Quando finalmente pousou foi um aplauso geral.
Se sabe que os momentos mais vulneráveis num vôo são a partida e o pouso.
Dali entramos numa jardineira (deve ser o nome daquele ônibus que mais parece bonde, pra transportar passageiros dentro do aeroporto), em direção à esteira de bagagem. Ali um grupo de brasileiros rumo a Uxuaia não queria continuar viagem imediatamente, assustado. Dizia que as aeromoças estavam brancas de susto, que decerto aquele susto foi o primeiro.

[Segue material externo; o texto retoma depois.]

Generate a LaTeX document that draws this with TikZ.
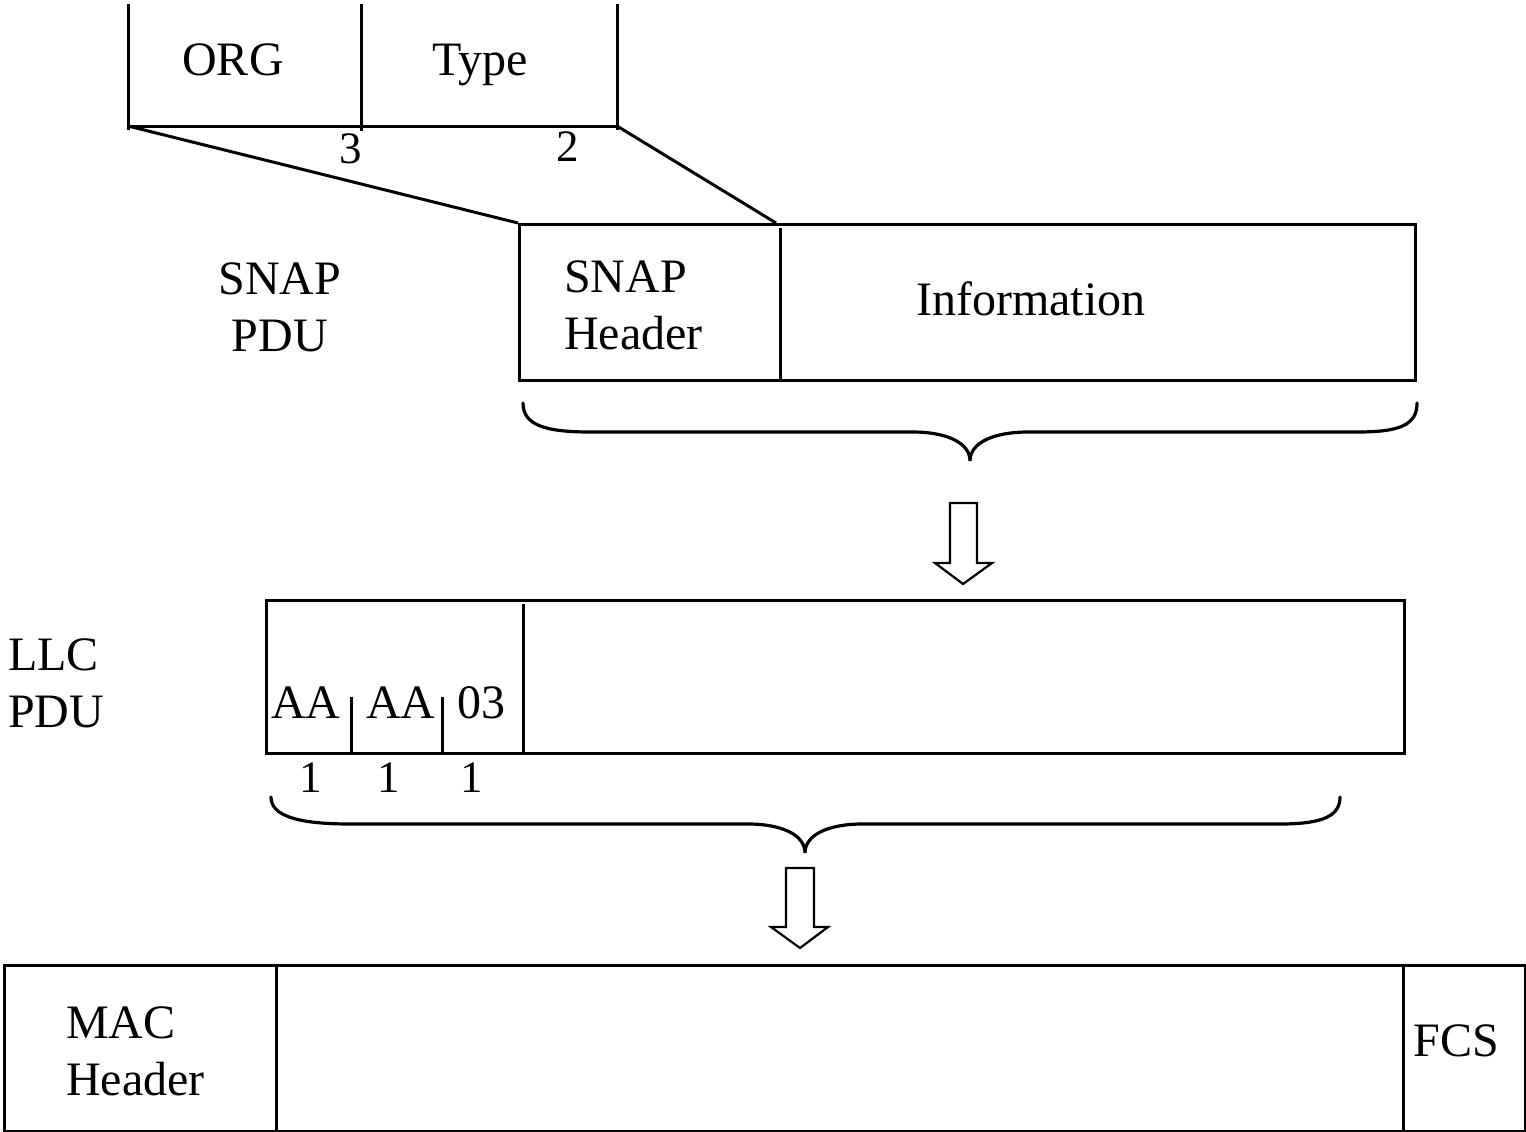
\documentclass[tikz,border=0pt]{standalone}
\usepackage{fontspec}
\setmainfont{Liberation Serif}
\begin{document}
\begin{tikzpicture}[x=1pt,y=-1pt,
  ln/.style={line width=3pt},
  box/.style={draw, line width=3pt, inner sep=0pt, anchor=north west},
  lbl/.style={font=\fontsize{48}{57}\selectfont, inner sep=0pt},
  num/.style={font=\fontsize{45}{50}\selectfont, inner sep=0pt},
  blockarrow/.style={draw, line width=2.2pt, line join=miter, fill=white},
  bracepath/.style={line width=3.2pt, line cap=round}]
\useasboundingbox (0,0) rectangle (1526,1132);

% ---- top ORG / Type field ----
\coordinate (orgL) at (128,126);
\coordinate (orgM) at (361,126);
\coordinate (typeR) at (617,126);
\draw[ln] (128,4) -- (128,130);
\draw[ln] (361,4) -- (361,131);
\draw[ln] (617,4) -- (617,130);
\draw[ln] (orgL) -- (typeR);
\node[lbl, anchor=base] (org) at (233,76) {ORG};
\node[lbl, anchor=base] (type) at (480,76) {Type};
\node[num, anchor=base east] (n3) at (362,163) {3};
\node[num, anchor=base] (n2) at (568,161) {2};

% ---- SNAP PDU ----
\node[box, minimum width=896pt, minimum height=156pt] (snap) at (518,223) {};
\coordinate (snapdiv) at (776,223);
\draw[ln] (780,228) -- (780,379);
\draw[ln] (orgL) -- (snap.north west);
\draw[ln] (typeR) -- (snapdiv);
\node[lbl, anchor=north, align=center] (snaplbl) at (280,263) {SNAP\\PDU};
\node[lbl, anchor=north west, align=left] (snaphdr) at (564,261) {SNAP\\Header};
\node[lbl, anchor=base] (info) at (1031,315) {Information};

% brace 1
\draw[bracepath] (523,403) .. controls (523,425) and (545,432) .. (590,432)
  -- (913,432) .. controls (945,432) and (970,442) .. (970,461)
  .. controls (970,442) and (995,432) .. (1028,432)
  -- (1357,432) .. controls (1400,432) and (1417,425) .. (1417,403);

% arrow 1
\draw[blockarrow] (950,503) -- (977,503) -- (977,563) -- (992,563) -- (963,584)
  -- (935,563) -- (950,563) -- cycle;

% ---- LLC PDU ----
\node[box, minimum width=1138pt, minimum height=153pt] (llc) at (265,599) {};
\draw[ln] (523,604) -- (523,755);
\draw[ln] (351,697) -- (351,755);
\draw[ln] (442,697) -- (442,755);
\node[lbl, anchor=north west, align=left] (llclbl) at (8,639) {LLC\\PDU};
\node[lbl, anchor=base] (aa1) at (306,718) {AA};
\node[lbl, anchor=base] (aa2) at (401,718) {AA};
\node[lbl, anchor=base] (c03) at (481,718) {03};
\node[num, anchor=base] (one1) at (311,792) {1};
\node[num, anchor=base] (one2) at (389,792) {1};
\node[num, anchor=base] (one3) at (472,792) {1};

% brace 2
\draw[bracepath] (271,797) .. controls (271,815) and (295,824) .. (350,824)
  -- (748,824) .. controls (780,824) and (805,834) .. (805,853)
  .. controls (805,834) and (830,824) .. (862,824)
  -- (1280,824) .. controls (1325,824) and (1340,815) .. (1340,797);

% arrow 2
\draw[blockarrow] (786,868) -- (814,868) -- (814,927) -- (828,927) -- (800,948)
  -- (771,927) -- (786,927) -- cycle;

% ---- MAC frame ----
\node[box, minimum width=1521pt, minimum height=166pt] (mac) at (3,964) {};
\draw[ln] (276,967) -- (276,1130);
\draw[ln] (1403,967) -- (1403,1130);
\node[lbl, anchor=north west, align=left] (machdr) at (66,1007) {MAC\\Header};
\node[lbl, anchor=base] (fcs) at (1456,1056) {FCS};
\end{tikzpicture}
\end{document}
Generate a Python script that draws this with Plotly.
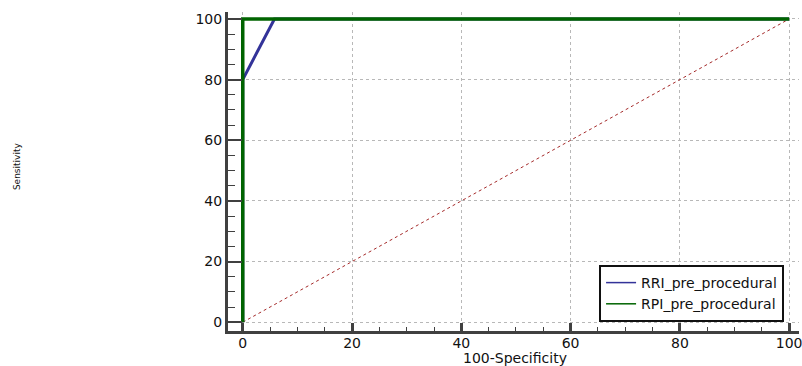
import plotly.graph_objects as go

# Data
rri_x = [0, 0, 5.8, 100]
rri_y = [0, 80, 100, 100]
rpi_x = [0, 0, 100]
rpi_y = [0, 100, 100]
ref_x = [0, 100]
ref_y = [0, 100]
series_names = ["RRI_pre_procedural", "RPI_pre_procedural"]
tick_vals = [0, 20, 40, 60, 80, 100]
tick_text = ["0", "20", "40", "60", "80", "100"]

FONT = "DejaVu Sans"
L, R, T, B = 228, 0, 12, 35
W, H = 802, 366
pw = W - L - R
ph = H - T - B
BLUE = "#333399"
GREEN = "#006400"

fig = go.Figure()
fig.add_trace(go.Scatter(x=ref_x, y=ref_y, mode="lines", showlegend=False,
                         line=dict(color="#a52a2a", width=1, dash="dot")))
fig.add_trace(go.Scatter(x=rri_x, y=rri_y, mode="lines", showlegend=False,
                         line=dict(color=BLUE, width=3)))
fig.add_trace(go.Scatter(x=rpi_x, y=rpi_y, mode="lines", showlegend=False,
                         line=dict(color=GREEN, width=3.5)))
# legend entries (thin sample lines, as in the reference)
for name, col in zip(series_names, [BLUE, GREEN]):
    fig.add_trace(go.Scatter(x=[None], y=[None], mode="lines", name=name,
                             line=dict(color=col, width=1.5)))

axis_common = dict(
    showgrid=True, gridcolor="#b8b8b8", griddash="dot", gridwidth=1,
    zeroline=False, showline=True, linecolor="#404040", linewidth=3,
    ticks="inside", tickcolor="#404040",
    tickvals=tick_vals, ticktext=tick_text,
    tickfont=dict(family=FONT, size=14, color="#111"),
    ticklabeloverflow="allow",
)

fig.update_xaxes(**axis_common, range=[-2.7, 101.8], ticklen=8, tickwidth=3,
                 ticklabelstandoff=-3,
                 minor=dict(dtick=5, tick0=0, ticks="inside", ticklen=4, tickwidth=1,
                            tickcolor="#404040", showgrid=False))
fig.update_yaxes(**axis_common, range=[-2.9, 102.3], ticklen=14, tickwidth=2,
                 minor=dict(dtick=5, tick0=0, ticks="inside", ticklen=7, tickwidth=1,
                            tickcolor="#404040", showgrid=False))

fig.add_annotation(text="100-Specificity", xref="paper", yref="paper",
                   x=(517 - L) / pw, y=(T + ph - 358) / ph, xanchor="center", yanchor="middle",
                   showarrow=False, font=dict(family=FONT, size=14, color="#111"))
fig.add_annotation(text="Sensitivity", xref="paper", yref="paper", textangle=-90,
                   x=(16 - L) / pw, y=(T + ph - 166) / ph, xanchor="center", yanchor="middle",
                   showarrow=False, font=dict(family=FONT, size=9, color="#111"))

fig.update_layout(
    width=W, height=H,
    margin=dict(l=L, r=R, t=T, b=B),
    paper_bgcolor="white", plot_bgcolor="white",
    font=dict(family=FONT, size=13, color="#111"),
    legend=dict(x=(787 - L) / pw, y=(T + ph - 322) / ph, xanchor="right", yanchor="bottom",
                bgcolor="white", bordercolor="#111", borderwidth=2,
                font=dict(family=FONT, size=14, color="#111"),
                tracegroupgap=0, itemwidth=30),
)

fig.write_html("out.html")
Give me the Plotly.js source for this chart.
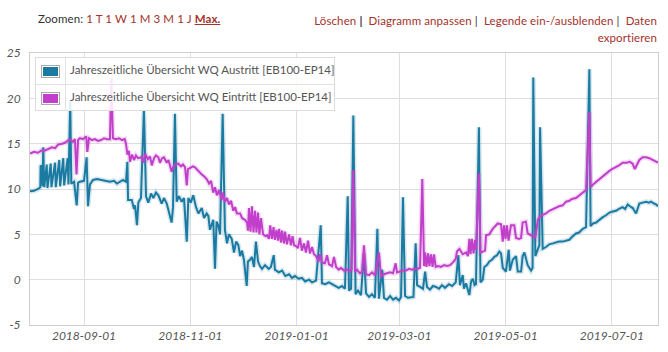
<!DOCTYPE html>
<html>
<head>
<meta charset="utf-8">
<script src="https://cdn.plot.ly/plotly-3.0.1.min.js"></script>
<style>
  body { margin:0; background:#fff; }
  #wrap { position:relative; width:668px; height:352px; overflow:hidden; font-family: Lato, "Open Sans", sans-serif; }
  #chart { position:absolute; left:0; top:0; width:668px; height:352px; }
  .bar { position:absolute; font-size:11.5px; color:#333; white-space:nowrap; letter-spacing:0.1px; }
  .lnk { color:#a3322c; }
  #legend { position:absolute; left:35px; top:57px; width:300px; height:54px; background:rgba(255,255,255,0.88);
            border:1px solid #dcdcdc; box-sizing:border-box; font-size:11.5px; color:#555; }
  .row { position:absolute; left:0; width:298px; height:26px; }
  .sw { position:absolute; left:5px; top:7px; width:17px; height:11px; border:1px solid #aaa; box-shadow: inset 0 0 0 1px #fff; }
  .sep { position:absolute; left:29px; top:0; width:1px; height:100%; background:#e2e2e2; }
  .txt { position:absolute; left:34px; top:5px; white-space:nowrap; }
</style>
</head>
<body>
<div id="wrap">
  <div id="chart"></div>
  <div class="bar" style="left:38px; top:12px;">Zoomen:&nbsp;<span class="lnk">1 T 1 W 1 M 3 M 1 J</span>&nbsp;<span class="lnk" style="text-decoration:underline; font-weight:bold;">Max.</span></div>
  <div class="bar" style="right:11px; top:12px; text-align:right; line-height:17px;">
    <span class="lnk">Löschen</span>&nbsp;<b>|</b>&nbsp;&nbsp;<span class="lnk">Diagramm anpassen</span>&nbsp;|&nbsp;&nbsp;<span class="lnk">Legende ein-/ausblenden</span>&nbsp;|&nbsp;&nbsp;<span class="lnk">Daten</span><br><span class="lnk">exportieren</span>
  </div>
  <div id="legend">
    <div class="row" style="top:0; border-bottom:1px solid #e2e2e2;">
      <div class="sw" id="sw0"></div><div class="sep"></div><div class="txt" id="lt0"></div>
    </div>
    <div class="row" style="top:27px;">
      <div class="sw" id="sw1"></div><div class="sep"></div><div class="txt" id="lt1"></div>
    </div>
  </div>
</div>
<script>
// Series names
const seriesNames = [
  "Jahreszeitliche Übersicht WQ Austritt [EB100-EP14]",
  "Jahreszeitliche Übersicht WQ Eintritt [EB100-EP14]"
];
const seriesColors = ["#1a7aa2", "#c13fca"];
const startDate = "2018-08-01";

// Austritt: time in days since 2018-08-01, value
const austrittDay = [0.0,2.3,4.6,5.9,6.1,6.7,7.2,7.6,8.2,9.6,10.0,11.9,12.3,14.4,14.8,16.8,17.3,19.1,19.6,21.6,22.1,23.1,23.7,25.3,26.8,27.6,28.7,31.0,32.5,33.3,34.4,36.2,38.5,40.2,43.1,45.9,48.2,49.9,51.7,53.4,55.1,55.9,56.3,58.4,59.7,60.3,61.4,62.2,63.7,65.4,66.6,67.9,69.5,70.8,72.3,73.7,75.6,76.9,78.5,79.8,81.3,82.1,83.2,84.2,85.5,87.1,88.4,90.0,90.9,92.3,93.7,95.3,96.7,98.6,99.9,101.4,102.4,103.3,105.2,106.2,107.1,108.1,109.1,110.6,111.9,113.1,114.2,115.8,117.1,118.3,119.6,120.6,121.7,122.8,124.4,125.1,126.3,127.4,128.6,129.7,130.9,132.0,133.2,134.9,137.0,138.3,139.9,140.6,142.8,144.7,146.6,148.7,150.4,152.1,154.2,156.1,158.0,160.2,161.9,164.2,166.9,167.6,169.5,171.6,173.4,175.1,177.2,179.1,180.8,182.4,183.1,184.3,185.6,186.9,188.3,190.0,191.7,192.9,194.6,196.3,198.0,199.4,200.3,202.2,203.2,204.9,206.7,208.4,210.1,211.8,213.0,214.1,215.3,217.0,218.7,220.1,221.4,222.2,223.9,225.6,226.8,227.9,229.6,231.3,233.1,234.8,236.5,238.2,240.5,242.3,244.4,245.9,246.8,248.4,249.1,250.3,252.2,253.2,254.2,255.2,256.0,257.7,258.6,259.9,260.8,262.3,263.7,265.2,266.5,268.1,269.4,270.4,271.4,273.2,274.8,275.5,277.1,279.0,280.0,281.9,282.8,283.8,285.7,287.6,288.5,288.9,290.1,291.3,292.4,292.8,294.3,296.2,298.1,300.2,302.0,303.7,305.8,307.7,309.6,311.1,313.4,315.2,317.3,319.2,321.1,321.8,323.2,325.0,326.6,328.8,330.7,332.6,334.1,336.4,338.1,340.2,341.6,343.1,344.4,346.0,347.9,349.8,351.7,353.7,355.3,356.5,358.2,359.4,360.5];
const austrittWert = [9.75,9.8,10.0,10.2,12.5,12.6,10.3,14.6,10.2,12.7,10.1,12.8,10.2,12.9,10.2,13.2,10.3,13.4,10.4,13.4,10.5,19.8,10.6,10.8,8.2,10.7,10.8,10.9,13.5,8.1,10.5,11.0,11.1,11.0,10.9,10.8,10.9,10.6,10.8,11.0,10.8,13.0,8.8,8.8,7.8,8.2,6.0,8.5,9.0,18.8,9.2,8.5,9.5,9.0,9.6,9.3,8.4,9.0,8.4,7.5,6.3,8.0,18.3,8.6,9.2,8.6,9.0,4.2,9.0,8.5,9.3,8.0,7.3,7.9,6.8,7.3,7.0,5.5,6.6,1.2,6.4,6.0,5.0,18.3,5.5,4.0,5.0,4.5,3.0,4.2,3.8,2.6,3.2,2.2,-0.7,2.0,2.2,2.5,1.4,4.2,2.0,1.5,1.2,1.6,1.2,1.4,2.7,1.1,0.8,1.0,0.4,0.6,0.2,0.4,0.1,0.2,-0.2,0.0,-0.3,-0.1,6.0,-0.4,-0.5,-0.3,-0.5,-0.7,-0.9,-0.7,-1.0,9.2,-1.2,-1.0,18.1,-1.6,-1.2,-1.7,2.9,-1.5,-1.9,-1.6,-2.0,5.6,-2.1,1.1,-2.0,-2.2,-1.8,-2.2,-2.0,-2.3,-1.9,9.1,-1.8,-2.0,-1.9,-1.9,4.0,-0.6,-0.8,-1.0,0.9,-0.8,-1.1,-0.7,-0.8,-1.0,-0.6,-0.9,-0.5,-0.7,-0.3,2.7,-0.6,0.5,-1.0,-0.4,-1.7,-0.2,0.1,-0.6,-0.5,16.8,-0.3,0.0,1.4,1.6,2.0,2.2,2.5,2.7,3.1,2.9,1.3,0.9,3.3,1.0,2.2,2.6,0.9,0.9,2.6,3.0,1.6,1.0,1.3,22.3,2.6,3.2,3.8,16.8,3.4,3.6,3.9,4.0,4.1,4.2,4.2,4.3,4.4,4.7,5.1,5.2,5.6,5.8,23.2,5.9,6.2,6.3,6.6,6.9,7.1,7.4,7.5,7.6,7.8,8.0,7.8,8.3,8.1,7.9,7.3,8.4,8.5,8.6,8.5,8.6,8.4,8.3,8.1];

// Eintritt: time in days since 2018-08-01, value
const eintrittDay = [0.0,2.3,4.6,6.5,8.0,10.3,12.6,14.4,16.1,18.4,20.1,21.8,23.5,24.7,25.8,26.7,27.6,28.7,30.4,32.3,32.9,33.9,35.6,37.3,39.0,40.8,42.5,44.2,45.9,46.7,47.6,49.4,51.1,52.8,54.4,55.1,55.9,56.8,57.4,58.6,59.7,60.8,62.0,64.1,65.3,66.0,67.7,68.9,69.9,71.2,72.3,73.7,74.6,75.8,76.9,78.5,79.5,81.3,82.1,83.2,85.1,86.7,87.8,89.0,90.0,90.7,91.8,93.6,94.7,96.4,98.6,99.9,101.4,102.8,103.9,105.2,106.2,107.3,108.5,110.0,110.8,111.9,113.1,114.2,115.4,116.7,117.7,118.8,120.6,121.7,123.4,124.6,125.1,125.7,126.6,127.4,128.3,129.2,130.0,130.9,131.7,132.6,133.8,135.1,136.1,137.2,137.9,138.9,139.8,140.6,141.5,142.4,143.0,144.1,144.7,145.8,146.4,147.5,148.7,149.8,150.7,151.6,152.7,153.8,155.0,156.1,157.3,158.4,159.6,160.7,161.9,163.0,164.2,165.7,166.5,167.6,169.3,170.5,171.6,173.4,174.5,175.7,177.2,178.5,180.3,182.0,183.7,184.6,185.6,186.6,187.7,189.4,190.6,191.7,192.9,194.6,196.3,198.0,200.3,201.5,203.2,204.9,206.7,208.4,209.9,210.7,212.4,214.1,215.8,217.6,219.3,221.0,222.7,223.9,225.2,226.2,226.8,227.6,228.5,229.3,230.2,231.1,231.9,232.9,234.2,235.9,237.7,239.4,241.1,242.8,244.4,245.1,246.5,248.4,250.3,251.4,252.2,252.9,253.7,254.6,255.5,256.0,257.7,258.6,259.9,261.2,261.8,263.7,265.6,266.9,268.5,270.4,271.4,272.1,273.0,273.8,274.7,276.1,278.0,279.0,280.7,281.9,282.8,284.7,285.7,287.6,288.9,290.1,291.5,292.8,294.3,296.2,298.1,300.2,302.0,303.7,305.8,307.7,309.6,311.1,313.4,315.2,317.3,319.2,321.1,321.8,323.2,325.0,326.6,328.8,330.7,332.6,334.1,336.4,338.1,340.2,342.4,344.3,345.9,347.2,348.8,349.8,351.7,353.7,355.5,357.3,359.4,360.5];
const eintrittWert = [13.9,14.1,14.0,14.25,14.2,14.4,14.6,14.5,14.9,15.0,15.1,15.35,15.4,15.2,15.5,11.6,15.4,15.6,15.5,15.8,14.1,15.6,15.4,15.5,15.3,15.4,15.6,15.5,15.5,22.2,15.6,15.5,15.6,15.4,15.5,15.0,13.8,14.2,13.0,13.8,13.2,13.7,13.4,13.5,12.9,13.9,13.3,13.6,12.6,13.4,13.7,13.5,12.9,13.4,13.5,12.9,13.2,11.9,12.4,12.7,12.8,12.5,12.7,12.4,10.4,12.2,12.3,12.5,12.4,12.0,11.6,11.4,11.1,10.6,10.9,9.6,10.2,9.3,9.9,8.8,9.6,8.6,9.0,8.3,8.7,7.6,8.0,7.3,7.3,6.8,6.6,6.3,5.4,7.9,5.3,8.1,5.2,7.6,5.2,7.4,5.0,6.8,5.0,4.8,4.9,4.5,6.0,4.5,5.8,4.4,5.5,4.3,5.6,4.1,5.4,4.0,5.3,3.9,5.0,3.8,4.8,3.8,3.7,3.5,4.6,3.2,4.0,3.0,4.3,2.9,3.6,2.8,2.6,2.0,2.8,1.9,1.8,2.7,1.7,1.5,2.5,1.4,1.1,1.3,1.0,1.1,0.9,1.1,12.1,0.9,1.1,0.7,0.9,3.8,0.6,0.5,0.8,0.5,3.0,0.4,0.6,0.7,0.8,0.7,1.8,0.8,0.9,1.0,1.0,1.2,1.1,1.2,1.2,1.3,11.1,1.5,3.0,1.4,2.9,1.5,2.8,1.4,2.8,1.4,1.5,1.4,1.6,1.5,1.6,1.9,2.3,3.1,3.4,2.8,3.0,2.6,4.5,2.8,4.5,2.9,4.4,3.3,11.7,3.0,3.1,3.2,4.9,5.0,5.6,5.9,6.2,6.1,4.2,6.0,4.5,6.0,4.3,6.0,6.0,4.6,4.5,4.6,6.3,6.4,5.1,4.9,4.8,4.6,6.6,7.0,7.1,7.3,7.6,7.8,8.0,8.1,8.2,8.6,8.7,8.9,9.0,9.3,9.6,9.9,18.5,10.2,10.5,10.8,11.1,11.4,11.7,12.0,12.2,12.4,12.6,12.9,12.9,13.0,12.8,12.2,12.9,13.2,13.5,13.5,13.4,13.2,13.0,12.9];

// Axis ticks
const xTickVals = ["2018-09-01","2018-11-01","2019-01-01","2019-03-01","2019-05-01","2019-07-01"];
const xTickText = ["2018-09-01","2018-11-01","2019-01-01","2019-03-01","2019-05-01","2019-07-01"];
const yTickVals = [-5,0,5,10,15,20,25];
const xRange = ["2018-08-01 00:00", "2019-07-27 12:00"];

function toDate(d) {
  const t = new Date(Date.UTC(2018,7,1) + d*86400000).toISOString();
  return t.slice(0,19).replace('T',' ');
}
const xA = austrittDay.map(toDate);
const xE = eintrittDay.map(toDate);

function rgba(hex, a) {
  const n = parseInt(hex.slice(1),16);
  return `rgba(${(n>>16)&255},${(n>>8)&255},${n&255},${a})`;
}

const traces = [
  {x:xA, y:austrittWert, type:'scatter', mode:'lines', hoverinfo:'skip', showlegend:false,
   line:{color:rgba(seriesColors[0],0.18), width:5}},
  {x:xA, y:austrittWert, type:'scatter', mode:'lines', name:seriesNames[0], showlegend:false,
   line:{color:seriesColors[0], width:2}},
  {x:xE, y:eintrittWert, type:'scatter', mode:'lines', hoverinfo:'skip', showlegend:false,
   line:{color:rgba(seriesColors[1],0.18), width:5}},
  {x:xE, y:eintrittWert, type:'scatter', mode:'lines', name:seriesNames[1], showlegend:false,
   line:{color:seriesColors[1], width:2}}
];

const tickFont = {family:'Lato, "Open Sans", sans-serif', size:12, color:'#555', style:'italic'};
const layout = {
  width:668, height:352,
  margin:{l:30, r:10, t:52.5, b:27, pad:0},
  paper_bgcolor:'rgba(0,0,0,0)', plot_bgcolor:'#fff',
  showlegend:false,
  xaxis:{type:'date', range:xRange, tickmode:'array', tickvals:xTickVals, ticktext:xTickText,
         showgrid:true, gridcolor:'#dedede', gridwidth:1, zeroline:false,
         showline:true, linecolor:'#cfcfcf', linewidth:1, mirror:true, ticks:'', tickfont:tickFont},
  yaxis:{range:[-5,25], tickmode:'array', tickvals:yTickVals, ticktext:yTickVals.map(String),
         showgrid:true, gridcolor:'#dedede', gridwidth:1, zeroline:false,
         showline:true, linecolor:'#cfcfcf', linewidth:1, mirror:true, ticks:'', tickfont:tickFont,
         ticklabelstandoff:6}
};

Plotly.newPlot('chart', traces, layout, {displayModeBar:false, staticPlot:true});

document.getElementById('sw0').style.background = seriesColors[0];
document.getElementById('sw1').style.background = seriesColors[1];
document.getElementById('lt0').textContent = seriesNames[0];
document.getElementById('lt1').textContent = seriesNames[1];
</script>
</body>
</html>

No salão das esteiras nada de telão indicando o número de vôo e o número de esteira correspondente, de modo que eu corria duma a outra. Numa o grupo de brasileiros: É aqui, não é aqui…
Os carrinhos estavam longe mas estavam lá. Felizmente não são do tipo cansa-mão. Até agora Bogotá é o único com a esquisitice do carrinho ser pago.
Foi outra meia hora até a esteira funcionar. Deu até pra pensar que na verdade morremos e que passaríamos a eternidade ao redor da esteira. Enquanto isso um funcionário de casacão, que era sósia de Murilo Rosa naquela minissérie onde representava um tenente que caçava Lampião, orientava o pessoal, com voz estentórea, perguntando quem é da conexão tal, da outra tal… A todo momento subia à esteira pra explicar os procedimentos e responder às perguntas.
Fiquei pensando como seria se a esteira começasse a funcionar de repente…
E o grupo de brasileiros… A moça contando que uma pista tal dava muito acidente. Estudaram o caso e descobriram que a pista tinha muito defeito porque foi feita apressada, pra cumprir prazo. Que já passou susto assim, que o pai não deixou mãe e irmãs voarem juntas, porque se a nave caísse ficaria sozinho. Que se perdesse a família preferiria ir junto, porque não queria ficar sozinha no mundo…
Fiquei pensando na bobeira que é pensar assim. Já passei isso… Mas isso é outra história.
O primeiro dia na cidade foi de céu cinzento, garoa e frio.
Fim do primeiro capítulo
Agora liberarei espaço no gemeio, porque prometem espaço infinito mas aparece a mensagem 98% cheio. Liberar espaço ou comprar espaço adicional.
98% de infinito é infinito, mas decerto os gemeeiros fugiam da aula de matemática.
Não é só político que promete mas não cumpre.